By Milan Perera, Second Year English and Community Engagement
The relationship between Black history and the city of Bristol throughout history itself has often been tumultuous, from the transatlantic slave trade through to the chaotic bus boycotts in the sixties and to the St. Paul’s Race Riots in the eighties. From time-to-time there were shafts of hope that would appear through the dark clouds of despair such as the monumental Race Relations Act of 1965. To reflect on these matters at length in the wake of the Black History Month, Epigram had the pleasure of interviewing the Chair of the Black Students Network, Ijeoma Egbarin.
The Black Students Network is proud to be taking a leading role in organising a tightly packed schedule of engagements with Black History Month in mind ranging from film nights, drawing sessions to serious debates and historic walks. When asked of the importance of a Black History Month, Egbarin explained that it was about being heard, being seen and to instill a sense of validation among the Black Student community. The last campus-based Black History Month took place some two years ago due to the onset of Covid-19. From then on, some seismic events were triggered with the unlawful murder of George Floyd. The tremors of the devastating events that unfolded in May 2020 in Minneapolis were felt in the streets of Bristol. People took to the city centre and toppled down the monument to the slave trader, Edward Colston, in a powerful symbolic gesture as part of the Black Lives Matter Movement.
In Black and British, the historian David Olusoga traces back the History of Black people in the British Isles to the Roman Occupation and there is a plethora of documents relating to distinguished Black courtiers and musicians who thrived during the Tudor Period. Ijeoma firmly believes in highlighting lesser known facts such as these in order to educate others on the importance and significance of Black history.
The Black Students Network has joined forces with the History Society to organise two guided tours of the Bristol Slave Trade Walk on 23rd and 24th of October. This event retraces Bristol’s uneasy connection with one of the most harrowing episodes of recent human history and brings to light the wider ramifications of those tragic events.
After starting the academic year on the back end of a lengthy lockdown, this year’s Black History Month puts an added emphasis on mental health awareness. Events such as mingles have been organised to create a safe space to open up about personal experiences and to receive helpful feedback from a non-judgmental environment. ‘The stigma attached to mental health must be addressed’, Egbarin said, ‘especially among young Black men who unfortunately end up playing into the stereotypes by suffering in silence rather than seeking help.’
The aptly named Self-Care Sunday is another step towards the right direction with heartfelt conversations and affirmations. The Black Students Network acknowledges that there is an increased support for students who are experiencing mental health issues, but further stresses that more resources should be provided as students should never be left without mental health support.
The Draw ‘n’ Sip event held at the newly built Beckford Café, named after the co-founder of the St. Paul’s Carnival, Carmen Beckford, was a resounding success with attendance reaching full capacity. The relaxed space was a great opportunity for students to get to know one another over a pint while completing a painting.

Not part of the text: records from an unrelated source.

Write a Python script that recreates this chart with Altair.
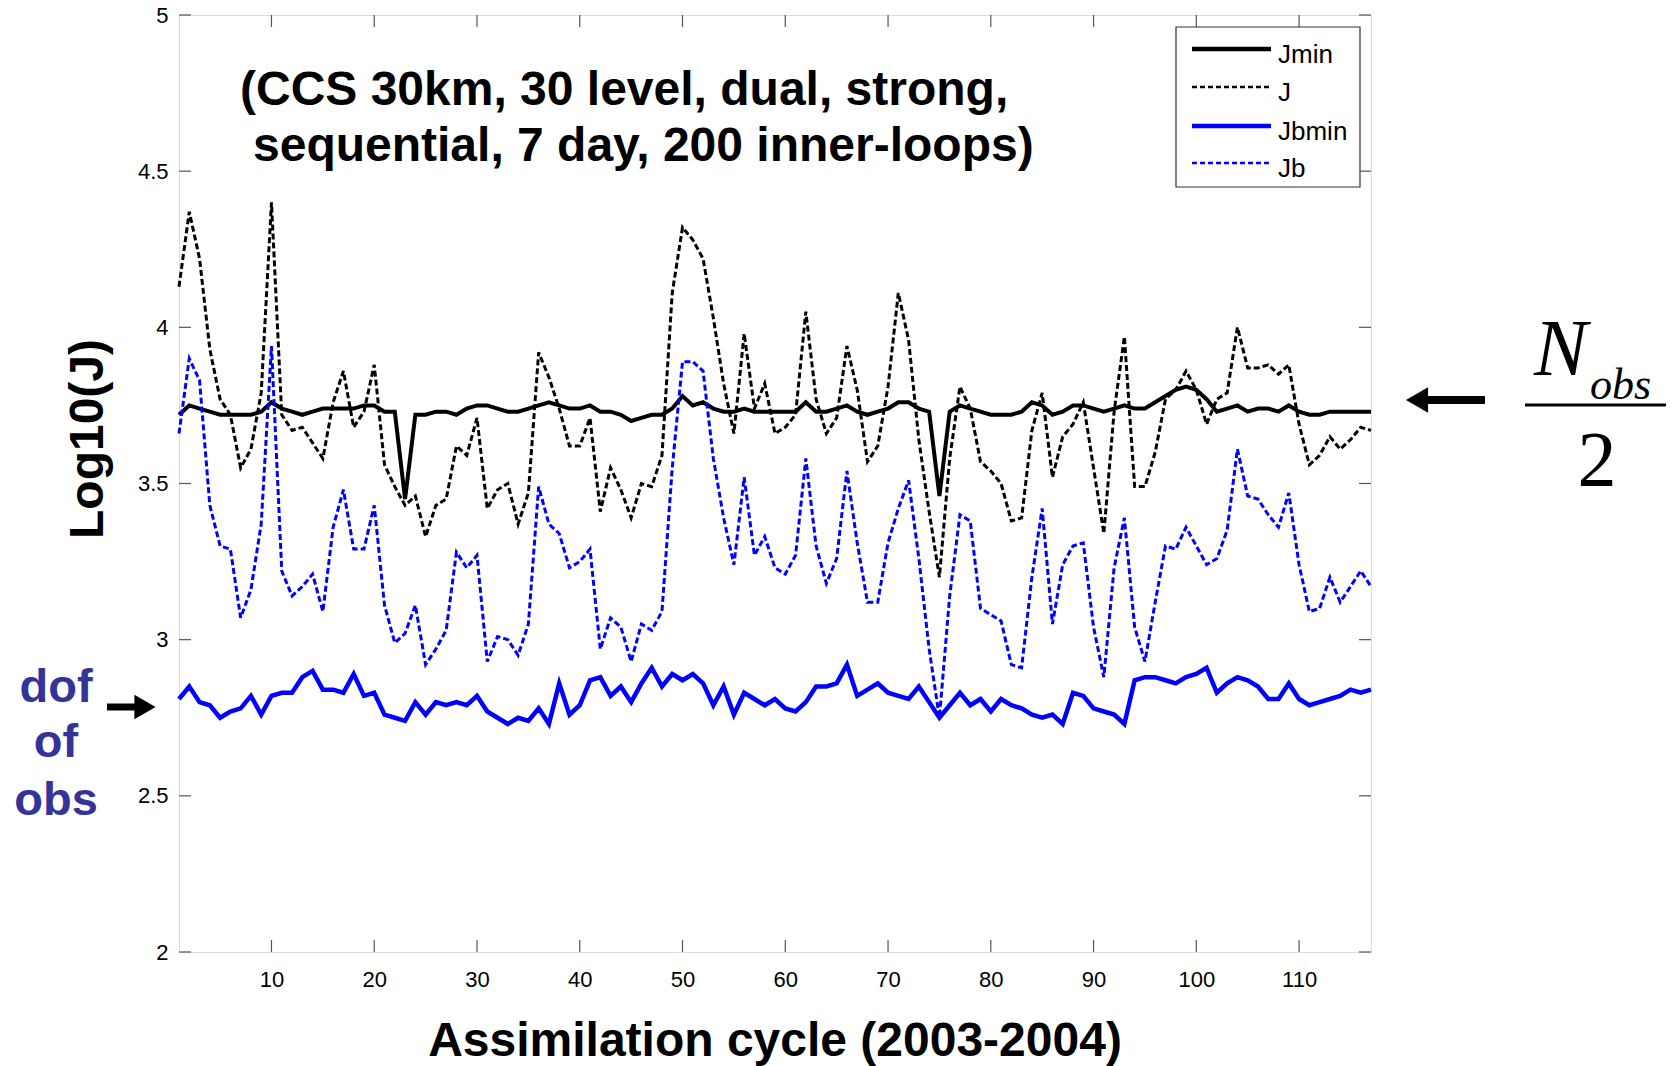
import altair as alt
import pandas as pd

# ---------------- data ----------------
CYCLES = list(range(1, 118))

JMIN = [3.72, 3.75, 3.74, 3.73, 3.72, 3.72, 3.72, 3.72, 3.73, 3.76,
        3.74, 3.73, 3.72, 3.73, 3.74, 3.74, 3.74, 3.74, 3.75, 3.75,
        3.73, 3.73, 3.45, 3.72, 3.72, 3.73, 3.73, 3.72, 3.74, 3.75,
        3.75, 3.74, 3.73, 3.73, 3.74, 3.75, 3.76, 3.75, 3.74, 3.74,
        3.75, 3.73, 3.73, 3.72, 3.70, 3.71, 3.72, 3.72, 3.74, 3.78,
        3.75, 3.76, 3.74, 3.73, 3.73, 3.74, 3.73, 3.73, 3.73, 3.73,
        3.73, 3.76, 3.73, 3.73, 3.74, 3.75, 3.73, 3.72, 3.73, 3.74,
        3.76, 3.76, 3.74, 3.73, 3.46, 3.73, 3.75, 3.74, 3.73, 3.72,
        3.72, 3.72, 3.73, 3.76, 3.75, 3.72, 3.73, 3.75, 3.75, 3.74,
        3.73, 3.74, 3.75, 3.74, 3.74, 3.76, 3.78, 3.80, 3.81, 3.80,
        3.77, 3.73, 3.74, 3.75, 3.73, 3.74, 3.74, 3.73, 3.75, 3.73,
        3.72, 3.72, 3.73, 3.73, 3.73, 3.73, 3.73]

J = [4.13, 4.37, 4.22, 3.93, 3.77, 3.72, 3.55, 3.61, 3.79, 4.40,
     3.72, 3.67, 3.68, 3.63, 3.58, 3.76, 3.86, 3.68, 3.73, 3.88,
     3.56, 3.49, 3.43, 3.46, 3.33, 3.43, 3.45, 3.62, 3.59, 3.71,
     3.42, 3.48, 3.50, 3.37, 3.47, 3.92, 3.84, 3.74, 3.62, 3.62,
     3.71, 3.41, 3.55, 3.48, 3.39, 3.50, 3.49, 3.59, 4.11, 4.32,
     4.28, 4.22, 4.03, 3.82, 3.66, 3.98, 3.74, 3.82, 3.66, 3.68,
     3.72, 4.05, 3.77, 3.66, 3.71, 3.94, 3.80, 3.57, 3.62, 3.81,
     4.11, 3.96, 3.64, 3.41, 3.20, 3.58, 3.81, 3.74, 3.57, 3.54,
     3.50, 3.38, 3.39, 3.67, 3.79, 3.52, 3.65, 3.69, 3.76, 3.55,
     3.34, 3.73, 3.97, 3.49, 3.49, 3.60, 3.77, 3.80, 3.86, 3.80,
     3.69, 3.77, 3.79, 4.00, 3.87, 3.87, 3.88, 3.85, 3.88, 3.69,
     3.56, 3.59, 3.65, 3.61, 3.64, 3.68, 3.67]

JBMIN = [2.81, 2.85, 2.80, 2.79, 2.75, 2.77, 2.78, 2.82, 2.76, 2.82,
         2.83, 2.83, 2.88, 2.90, 2.84, 2.84, 2.83, 2.89, 2.82, 2.83,
         2.76, 2.75, 2.74, 2.80, 2.76, 2.80, 2.79, 2.80, 2.79, 2.82,
         2.77, 2.75, 2.73, 2.75, 2.74, 2.78, 2.73, 2.86, 2.76, 2.79,
         2.87, 2.88, 2.82, 2.85, 2.80, 2.86, 2.91, 2.85, 2.89, 2.87,
         2.89, 2.86, 2.79, 2.85, 2.76, 2.83, 2.81, 2.79, 2.81, 2.78,
         2.77, 2.80, 2.85, 2.85, 2.86, 2.92, 2.82, 2.84, 2.86, 2.83,
         2.82, 2.81, 2.85, 2.80, 2.75, 2.79, 2.83, 2.79, 2.81, 2.77,
         2.81, 2.79, 2.78, 2.76, 2.75, 2.76, 2.73, 2.83, 2.82, 2.78,
         2.77, 2.76, 2.73, 2.87, 2.88, 2.88, 2.87, 2.86, 2.88, 2.89,
         2.91, 2.83, 2.86, 2.88, 2.87, 2.85, 2.81, 2.81, 2.86, 2.81,
         2.79, 2.80, 2.81, 2.82, 2.84, 2.83, 2.84]

JB = [3.66, 3.90, 3.83, 3.43, 3.30, 3.29, 3.07, 3.16, 3.37, 3.94,
      3.22, 3.14, 3.17, 3.21, 3.09, 3.36, 3.48, 3.29, 3.29, 3.43,
      3.11, 2.99, 3.02, 3.11, 2.92, 2.97, 3.03, 3.28, 3.23, 3.27,
      2.93, 3.01, 3.00, 2.95, 3.05, 3.49, 3.37, 3.34, 3.23, 3.25,
      3.29, 2.97, 3.07, 3.04, 2.93, 3.05, 3.03, 3.09, 3.55, 3.89,
      3.89, 3.86, 3.58, 3.39, 3.24, 3.52, 3.27, 3.33, 3.23, 3.21,
      3.27, 3.58, 3.30, 3.18, 3.26, 3.54, 3.31, 3.12, 3.12, 3.31,
      3.42, 3.51, 3.26, 2.97, 2.75, 3.14, 3.40, 3.38, 3.10, 3.08,
      3.06, 2.92, 2.91, 3.20, 3.42, 3.05, 3.24, 3.30, 3.31, 3.04,
      2.88, 3.23, 3.39, 3.04, 2.93, 3.12, 3.30, 3.29, 3.36, 3.30,
      3.24, 3.26, 3.35, 3.61, 3.46, 3.45, 3.40, 3.36, 3.47, 3.24,
      3.09, 3.10, 3.20, 3.12, 3.17, 3.22, 3.17]

SERIES = ["Jmin", "J", "Jbmin", "Jb"]
X_TICKS = [10, 20, 30, 40, 50, 60, 70, 80, 90, 100, 110]
Y_TICKS = [2, 2.5, 3, 3.5, 4, 4.5, 5]

TITLE_1 = "(CCS 30km, 30 level, dual, strong,"
TITLE_2 = "sequential, 7 day, 200 inner-loops)"
X_TITLE = "Assimilation cycle (2003-2004)"
Y_TITLE = "Log10(J)"
DOF_LINES = ["dof", "of", "obs"]

# ---------------- styles ----------------
BLUE = "#0000ff"
STYLE = {
    "Jmin": dict(color="black", strokeWidth=4),
    "J": dict(color="black", strokeWidth=3, strokeDash=[6, 3]),
    "Jbmin": dict(color=BLUE, strokeWidth=4.5),
    "Jb": dict(color=BLUE, strokeWidth=3, strokeDash=[6, 3]),
}
W, H = 1192, 937
FONT = "Liberation Sans"
SERIF = "Liberation Serif"
FRAME = "#555555"

rows = []
for name, vals in zip(SERIES, [JMIN, J, JBMIN, JB]):
    for c, v in zip(CYCLES, vals):
        rows.append({"cycle": c, "value": v, "series": name})
df = pd.DataFrame(rows)

xs = alt.Scale(domain=[1, 117], nice=False, zero=False)
ys = alt.Scale(domain=[2, 5], nice=False, zero=False)

x_axis = alt.Axis(values=X_TICKS, ticks=False, domain=False, grid=False,
                  labelFontSize=22, labelColor="black", labelPadding=17,
                  labelFont=FONT, title=None)
y_axis = alt.Axis(values=Y_TICKS, format="~g", ticks=False, domain=False,
                  grid=False, labelFontSize=22, labelColor="black",
                  labelPadding=11, labelFont=FONT, title=None)

layers = []
for name in SERIES:
    layers.append(
        alt.Chart(df).transform_filter(alt.datum.series == name)
        .mark_line(**STYLE[name])
        .encode(
            x=alt.X("cycle:Q", scale=xs, axis=x_axis),
            y=alt.Y("value:Q", scale=ys, axis=y_axis),
        )
    )

# inward tick marks on all four sides
xt = pd.DataFrame({"cycle": X_TICKS})
yt = pd.DataFrame({"value": Y_TICKS})
TL = 12
tick_kw = dict(color=FRAME, strokeWidth=1.2)
layers.append(alt.Chart(xt).mark_rule(**tick_kw).encode(
    x=alt.X("cycle:Q", scale=xs, axis=x_axis), y=alt.value(H), y2=alt.value(H - TL)))
layers.append(alt.Chart(xt).mark_rule(**tick_kw).encode(
    x=alt.X("cycle:Q", scale=xs, axis=x_axis), y=alt.value(0), y2=alt.value(TL)))
layers.append(alt.Chart(yt).mark_rule(**tick_kw).encode(
    y=alt.Y("value:Q", scale=ys, axis=y_axis), x=alt.value(0), x2=alt.value(TL)))
layers.append(alt.Chart(yt).mark_rule(**tick_kw).encode(
    y=alt.Y("value:Q", scale=ys, axis=y_axis), x=alt.value(W), x2=alt.value(W - TL)))

one = pd.DataFrame({"a": [0]})


def text(s, x, y, size, **kw):
    return alt.Chart(one).mark_text(text=s, fontSize=size, **kw).encode(
        x=alt.value(x), y=alt.value(y))


def rule(x1, x2, y1, y2, **kw):
    return alt.Chart(one).mark_rule(**kw).encode(
        x=alt.value(x1), x2=alt.value(x2), y=alt.value(y1), y2=alt.value(y2))


# legend
layers.append(alt.Chart(one).mark_rect(fill="white", stroke="#333333", strokeWidth=1.2).encode(
    x=alt.value(997), x2=alt.value(1181), y=alt.value(12), y2=alt.value(172)))
LEG_Y = [34, 72, 111, 148]
for name, ly in zip(SERIES, LEG_Y):
    st = dict(STYLE[name])
    if "strokeDash" in st:
        st["strokeWidth"] = 2.5
        st["strokeDash"] = [5, 3]
    else:
        st["strokeWidth"] = 4.5
    layers.append(rule(1013, 1092, ly, ly, **st))
    layers.append(text(name, 1099, ly + 14, 26, font=FONT, align="left",
                       baseline="alphabetic", color="black"))

# in-plot title
layers.append(text(TITLE_1, 61, 90, 48, font=FONT, fontWeight="bold", align="left",
                   baseline="alphabetic", color="black"))
layers.append(text(TITLE_2, 74, 146, 48, font=FONT, fontWeight="bold", align="left",
                   baseline="alphabetic", color="black"))

# axis titles
layers.append(text(X_TITLE, W / 2, 1041, 48, font=FONT, fontWeight="bold", align="center",
                   baseline="alphabetic", color="black"))
layers.append(text(Y_TITLE, -76, 424, 48, font=FONT, fontWeight="bold", align="center",
                   baseline="alphabetic", angle=270, color="black"))

# "dof of obs" annotation with arrow
for s, by in zip(DOF_LINES, [687, 742, 800]):
    layers.append(text(s, -123, by, 47, font=FONT, fontWeight="bold", align="center",
                       baseline="alphabetic", color="#333399"))
layers.append(rule(-72, -40, 692, 692, color="black", strokeWidth=7))
layers.append(alt.Chart(one).mark_point(shape="triangle-right", filled=True, color="black",
                                        opacity=1, size=600).encode(
    x=alt.value(-34), y=alt.value(692)))

# N_obs / 2 annotation with arrow
layers.append(rule(1240, 1306, 385, 385, color="black", strokeWidth=8))
layers.append(alt.Chart(one).mark_point(shape="triangle-left", filled=True, color="black",
                                        opacity=1, size=650).encode(
    x=alt.value(1238), y=alt.value(385)))
layers.append(text("N", 1355, 360, 80, font=SERIF, fontStyle="italic", align="left",
                   baseline="alphabetic", color="black"))
layers.append(text("obs", 1411, 384, 44, font=SERIF, fontStyle="italic", align="left",
                   baseline="alphabetic", color="black"))
layers.append(rule(1346, 1487, 390, 390, color="black", strokeWidth=3))
layers.append(text("2", 1418, 470, 78, font=SERIF, align="center",
                   baseline="alphabetic", color="black"))

chart = alt.layer(*layers).properties(
    width=W, height=H,
    padding={"left": 179, "top": 15, "right": 301, "bottom": 114},
    autosize=alt.AutoSizeParams(type="none"),
    background="white",
).configure_view(stroke=FRAME, strokeWidth=1.5).configure(font=FONT)

chart.save("out.html", embed_options={"renderer": "svg", "actions": False})
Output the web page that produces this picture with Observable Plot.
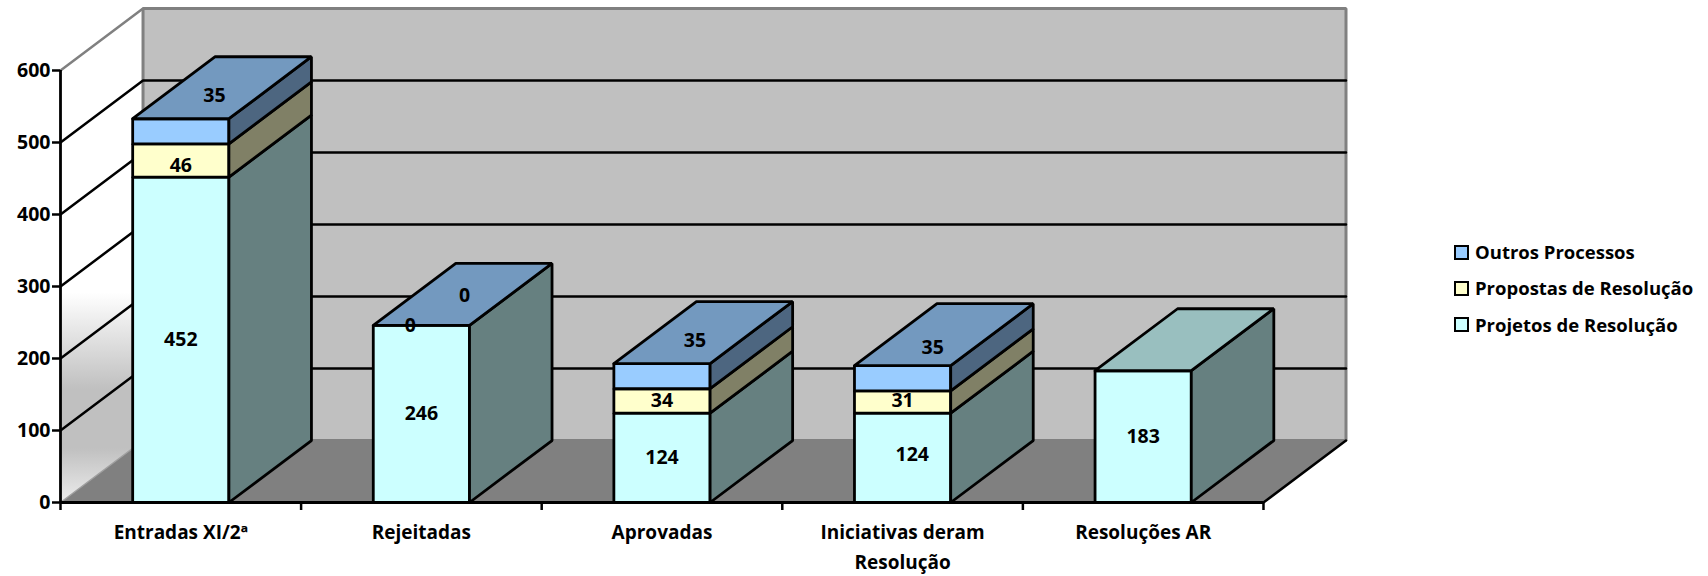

The Network works in close collaboration with community-based projects and organisations such as the Malcolm X Centre, the Afro-Caribbean Assembly, and the Black Socialists, hoping to bring far-reaching social changes to the Afro-Caribbean community of the city.
Epigram also had the opportunity to speak to Hilary Frank-Ito from the Postgraduate Union. Frank-Ito, who is originally from Nigeria, acknowledges that there has been increased awareness on issues surrounding Black and other Ethnic Minorities, largely due to the concerted efforts of solidarity movements such as Black Lives Matter. He welcomed the reforms that were put in place in many educational and other public sector institutions, but further reiterated that many of these reforms are nothing but face-saving cosmetic solutions that fail to address the heart of the issue. He believes that a coherent strategy to confront the issues ethnic minorities are facing on a day-to-day basis such as housing, good health care, employment and access to education should be implemented.
Be More Empowered (BME) for Success scheme, launched by the University of Bristol, aims to tackle these issues and help celebrate the successes of Bristol students from BAME backgrounds. The scheme employs current BAME students and trains them to work with both staff and students to understand the challenges faced by the BAME community.
The road towards long-term progress certainly has many obstacles along the way, but the future seems bright in moving towards greater education of Black history and inclusivity of all students on campus. The necessity of building on the current success is of paramount importance in order to create long-lasting change.